The biggest changes to the Building Act in 15 years could see stiffer penalties for those working in the $15 billion sector, builders held more accountable for their work, product regulation changes and a building levy reduction.
Jenny Salesa, Building and Construction Minister, said this afternoon submissions were now open on the Building Act 2004 changes and people had till June 16 to make their views known.
"These proposed reforms will deliver safer and more durable buildings, a high performing building sector and better efficiency in our regulatory system," she said, referring to the Government's Construction Sector Accord unveiled on Sunday.
"We are consulting on proposals to improve the regulation of building products and modern methods of construction including offsite manufacturing, strengthen occupational regulation, look at how risk and liability are managed, possibly reduce the building levy and strengthen penalties for those who don't comply with the law," she said.
People needed to understand their responsibilities more skilled workers were needed, better quality buildings were necessary and where people might be held more accountable when things go wrong, she said.
Statistics NZ said that in the year to January, non-residential building consents totalled $7.1 billion, up 7 per cent on the previous year. Residential consents were 33,576, up 7.4 per cent.
The Ministry of Business, Innovation and Employment said people would get the opportunity to submit \"on the biggest proposed changes to the Building Act since it was introduced in 2004."
A discussion paper is now out, detailing the scope of the proposed reforms.

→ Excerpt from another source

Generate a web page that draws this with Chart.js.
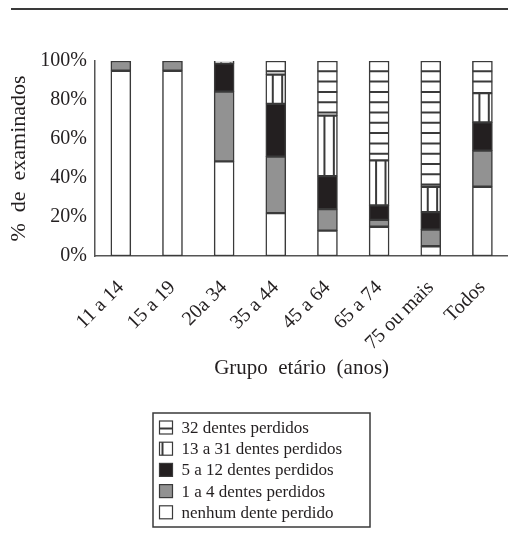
<!DOCTYPE html>
<html>
<head>
<meta charset="utf-8">
<script src="https://cdn.jsdelivr.net/npm/chart.js@4"></script>
<style>
  html, body { margin: 0; padding: 0; background: #fff; overflow: hidden; }
  #topRule { position: absolute; left: 11px; right: 0; top: 8px; height: 2px; background: #3a3a3a; }
  #wrap { position: absolute; left: 0; top: 0; width: 520px; height: 544px; }
</style>
</head>
<body>
<div id="topRule"></div>
<div id="wrap"><canvas id="chart" width="520" height="544"></canvas></div>
<script>
// ═══ Perda dentária por grupo etário ═══
const groups = ['11 a 14', '15 a 19', '20a 34', '35 a 44', '45 a 64', '65 a 74', '75 ou mais', 'Todos'];
const nenhum = [95, 95, 48.5, 22, 13, 15, 5, 35.5];
const perd1a4 = [5, 5, 35.8, 29, 11, 3.5, 8.5, 18.5];
const perd5a12 = [0, 0, 14.5, 27, 17, 7.5, 9, 14.5];
const perd13a31 = [0, 0, 0.6, 15, 31, 23, 13, 15];
const perd32 = [0, 0, 0.6, 7, 28, 51, 64.5, 16.5];
const yTicks = [0, 20, 40, 60, 80, 100];

const seriesNames = ['nenhum dente perdido', '1 a 4 dentes perdidos', '5 a 12 dentes perdidos', '13 a 31 dentes perdidos', '32 dentes perdidos'];
const ink = '#231f20';
const edge = '#3a3a3a';
const fills = ['#ffffff', '#929292', '#231f20', '#ffffff', '#ffffff'];
const serif = '"Liberation Serif", "DejaVu Serif", serif';

// hatching for the two white-with-lines series
const hatchPlugin = {
    id: 'hatch',
    afterDatasetsDraw(chart) {
        const ctx = chart.ctx;
        [3, 4].forEach(function (di) {
            const meta = chart.getDatasetMeta(di);
            meta.data.forEach(function (bar) {
                const p = bar.getProps(['x', 'y', 'base', 'width'], true);
                const top = Math.min(p.y, p.base), bot = Math.max(p.y, p.base);
                if (bot - top < 1) return;
                const left = p.x - p.width / 2;
                ctx.save();
                ctx.beginPath();
                ctx.rect(left, top, p.width, bot - top);
                ctx.clip();
                ctx.strokeStyle = edge;
                ctx.lineWidth = 2;
                ctx.beginPath();
                if (di === 3) {
                    [0.35, 0.82].forEach(function (f) {
                        ctx.moveTo(left + p.width * f, top);
                        ctx.lineTo(left + p.width * f, bot);
                    });
                } else {
                    for (let yy = top + 10.3; yy < bot - 2; yy += 10.3) {
                        ctx.moveTo(left, yy);
                        ctx.lineTo(left + p.width, yy);
                    }
                }
                ctx.stroke();
                ctx.restore();
            });
        });
    }
};

// boxed legend under the chart, top series first
const boxLegendPlugin = {
    id: 'boxLegend',
    afterDraw(chart) {
        const ctx = chart.ctx;
        const x0 = 153, y0 = 413, w = 217, h = 114;
        ctx.save();
        ctx.strokeStyle = edge;
        ctx.lineWidth = 1.5;
        ctx.strokeRect(x0, y0, w, h);
        ctx.font = '17px ' + serif;
        ctx.fillStyle = ink;
        ctx.textBaseline = 'middle';
        for (let i = 0; i < 5; i++) {
            const si = 4 - i;
            const cy = y0 + 14.5 + i * 21.2;
            const sx = x0 + 6.5, sy = cy - 6.5, s = 13;
            ctx.fillStyle = fills[si];
            ctx.fillRect(sx, sy, s, s);
            ctx.strokeStyle = edge;
            ctx.lineWidth = 1.2;
            ctx.strokeRect(sx, sy, s, s);
            ctx.lineWidth = 2;
            ctx.beginPath();
            if (si === 4) { ctx.moveTo(sx, cy + 1); ctx.lineTo(sx + s, cy + 1); }
            if (si === 3) { ctx.moveTo(sx + 3, sy); ctx.lineTo(sx + 3, sy + s); }
            ctx.stroke();
            ctx.fillStyle = ink;
            ctx.fillText(seriesNames[si], x0 + 28.5, cy + 1);
        }
        ctx.restore();
    }
};

const allSeries = [nenhum, perd1a4, perd5a12, perd13a31, perd32];

new Chart(document.getElementById('chart'), {
    type: 'bar',
    data: {
        labels: groups,
        datasets: allSeries.map(function (vals, i) {
            return {
                label: seriesNames[i],
                data: vals,
                backgroundColor: fills[i],
                borderColor: edge,
                borderWidth: 1.5,
                borderSkipped: false,
                barThickness: 20
            };
        })
    },
    options: {
        responsive: false,
        animation: false,
        devicePixelRatio: 1,
        layout: { padding: { left: 6, top: 61, right: 10, bottom: 159 } },
        plugins: { legend: { display: false }, tooltip: { enabled: false } },
        scales: {
            x: {
                stacked: true,
                grid: { display: false, drawTicks: false },
                border: { display: true, color: '#555', width: 1.5 },
                ticks: {
                    color: ink, font: { family: serif, size: 20 },
                    maxRotation: 45, minRotation: 45, padding: 20, autoSkip: false
                },
                title: {
                    display: true, text: 'Grupo  etário  (anos)', color: ink,
                    font: { family: serif, size: 21 }, padding: { top: 0, bottom: 4 }
                },
                afterFit: function (s) { s.height = 129; }
            },
            y: {
                stacked: true,
                min: 0, max: 100,
                afterBuildTicks: function (s) { s.ticks = yTicks.map(function (v) { return { value: v }; }); },
                grid: { display: false, drawTicks: false },
                border: { display: true, color: '#555', width: 1.5 },
                ticks: {
                    color: ink, font: { family: serif, size: 20 }, padding: 8,
                    callback: function (v) { return v + '%'; }
                },
                title: {
                    display: true, text: '%  de  examinados', color: ink,
                    font: { family: serif, size: 22 }, padding: { top: 0, bottom: 0 }
                },
                afterFit: function (s) { s.width = 89; }
            }
        }
    },
    plugins: [hatchPlugin, boxLegendPlugin]
});
</script>
</body>
</html>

"Those aim to address many long-standing problems ranging from low productivity and inefficient practices and processes to attempt to resolve the skills and labour shortages, to resolving issues of poor health and safety," MBIE says.
Last year, ministry officials met with key people in the sector to understand what was holding it and how it could be more efficient and effective.

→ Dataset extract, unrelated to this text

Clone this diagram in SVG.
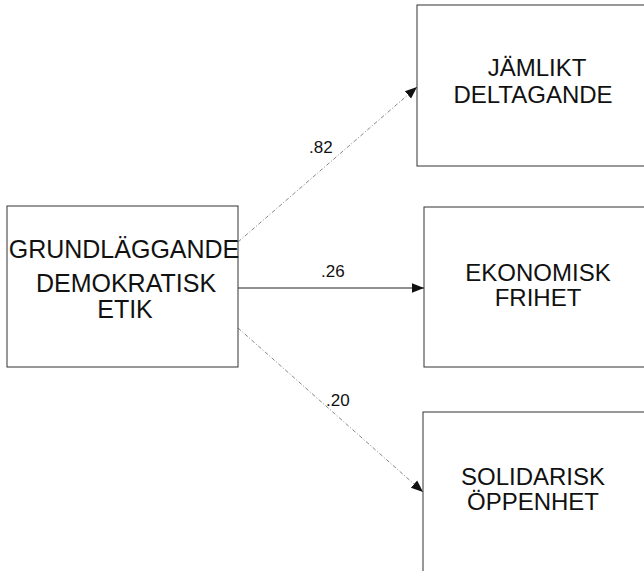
<svg xmlns="http://www.w3.org/2000/svg" width="644" height="571" viewBox="0 0 644 571">
<style>
.box{fill:#fff;stroke:#333;stroke-width:1}
.t{font-family:"Liberation Sans",Arial,sans-serif;font-size:24px;fill:#111;text-anchor:middle}
.lbl{font-family:"Liberation Sans",Arial,sans-serif;font-size:17px;fill:#111}
.dash{stroke:#888;stroke-width:1;stroke-dasharray:4 2 1 2;fill:none}
.solid{stroke:#222;stroke-width:1;fill:none}
</style>
<defs>
<marker id="ah" viewBox="0 0 10 10" refX="10" refY="5" markerWidth="12" markerHeight="12" markerUnits="userSpaceOnUse" orient="auto">
<path d="M0,1 L10,5 L0,9 Z" fill="#111"/>
</marker>
</defs>
<rect width="644" height="571" fill="#fff"/>
<g id="connectors">
<line class="dash" x1="238" y1="242" x2="417" y2="87" marker-end="url(#ah)"/>
<line class="solid" x1="238" y1="288" x2="424" y2="288" marker-end="url(#ah)"/>
<line class="dash" x1="238" y1="328" x2="423" y2="492" marker-end="url(#ah)"/>
<text class="lbl" x="309" y="153">.82</text>
<text class="lbl" x="321" y="277">.26</text>
<text class="lbl" x="326" y="406">.20</text>
</g>
<g id="grundlaggande">
<rect class="box" x="7" y="206" width="231" height="161"/>
<text class="t" x="124" y="258" style="font-size:25px">GRUNDLÄGGANDE</text>
<text class="t" x="126" y="292" style="font-size:25px">DEMOKRATISK</text>
<text class="t" x="125" y="318" style="font-size:25px">ETIK</text>
</g>
<g id="jamlikt">
<rect class="box" x="417" y="5" width="240" height="161"/>
<text class="t" x="537" y="76">JÄMLIKT</text>
<text class="t" x="533" y="103">DELTAGANDE</text>
</g>
<g id="ekonomisk">
<rect class="box" x="424" y="207" width="240" height="160"/>
<text class="t" x="538" y="281">EKONOMISK</text>
<text class="t" x="538" y="306">FRIHET</text>
</g>
<g id="solidarisk">
<rect class="box" x="423" y="412" width="240" height="180"/>
<text class="t" x="533" y="485">SOLIDARISK</text>
<text class="t" x="533" y="510">ÖPPENHET</text>
</g>
</svg>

"These discussions helped us get a better understanding of the problems," MBIE said.
Concerns are unclear roles and responsibilities, lack of information available when it is needed and difficulty holding people to account for the quality of their work.
Criticisms of the current act are that information is not available when it is needed, it is difficult to hold people accountable for the quality of their work and problems addressing these concerns.
MBIE says key areas of concern revolve around:
• Building products and methods;
• Occupational regulation, specifically the regimes for licensed building practitioners, engineers, plumbers, gasfitters and drainlayers;
• Risk and liability;
• The building levy;
• Offences and penalties.
Grant Florence, NZ Certified Builders Association chief executive, welcomed the announcement but said issues had been addressed many times in the last five to six years by the previous Government, all without a major overhaul. Law Commission investigations had also been undertaken, he noted.
"That did not result in the major change that is required," Florence said, referring for the need to address issues around building products and occupational licensing.
A simple framework was needed for identifying and accepting building products, he said.
"This includes relationship to the risk and liability because a building product manufacturer or supplier has a key role in the acceptance and management of risk and liability. This has to be simple to understand and relate to domestic manufacturers as well as imported products," Florence said.
Occupational licensing needed addressing, "initially to align this with the original intentions of the scheme when it was introduced."
Until aspects of risk, liability and building products were addressed, the existing licensing scheme would not be fully efficient, he said.
Auckland mayor Phil Goff says more staff are needed to keep pace with a record building rate. In the year to February, consents for new Auckland homes hit a record 13,847, up 25 per cent for the same period in the previous year, he said.
An average 1150 consents were issued every month in Auckland, Goff said.
"Housing in Auckland is still in catch-up mode. Much more remains to be done to get on top of our housing shortage which is one of the biggest challenges facing our city. However, these numbers show that real progress is being made," Goff said.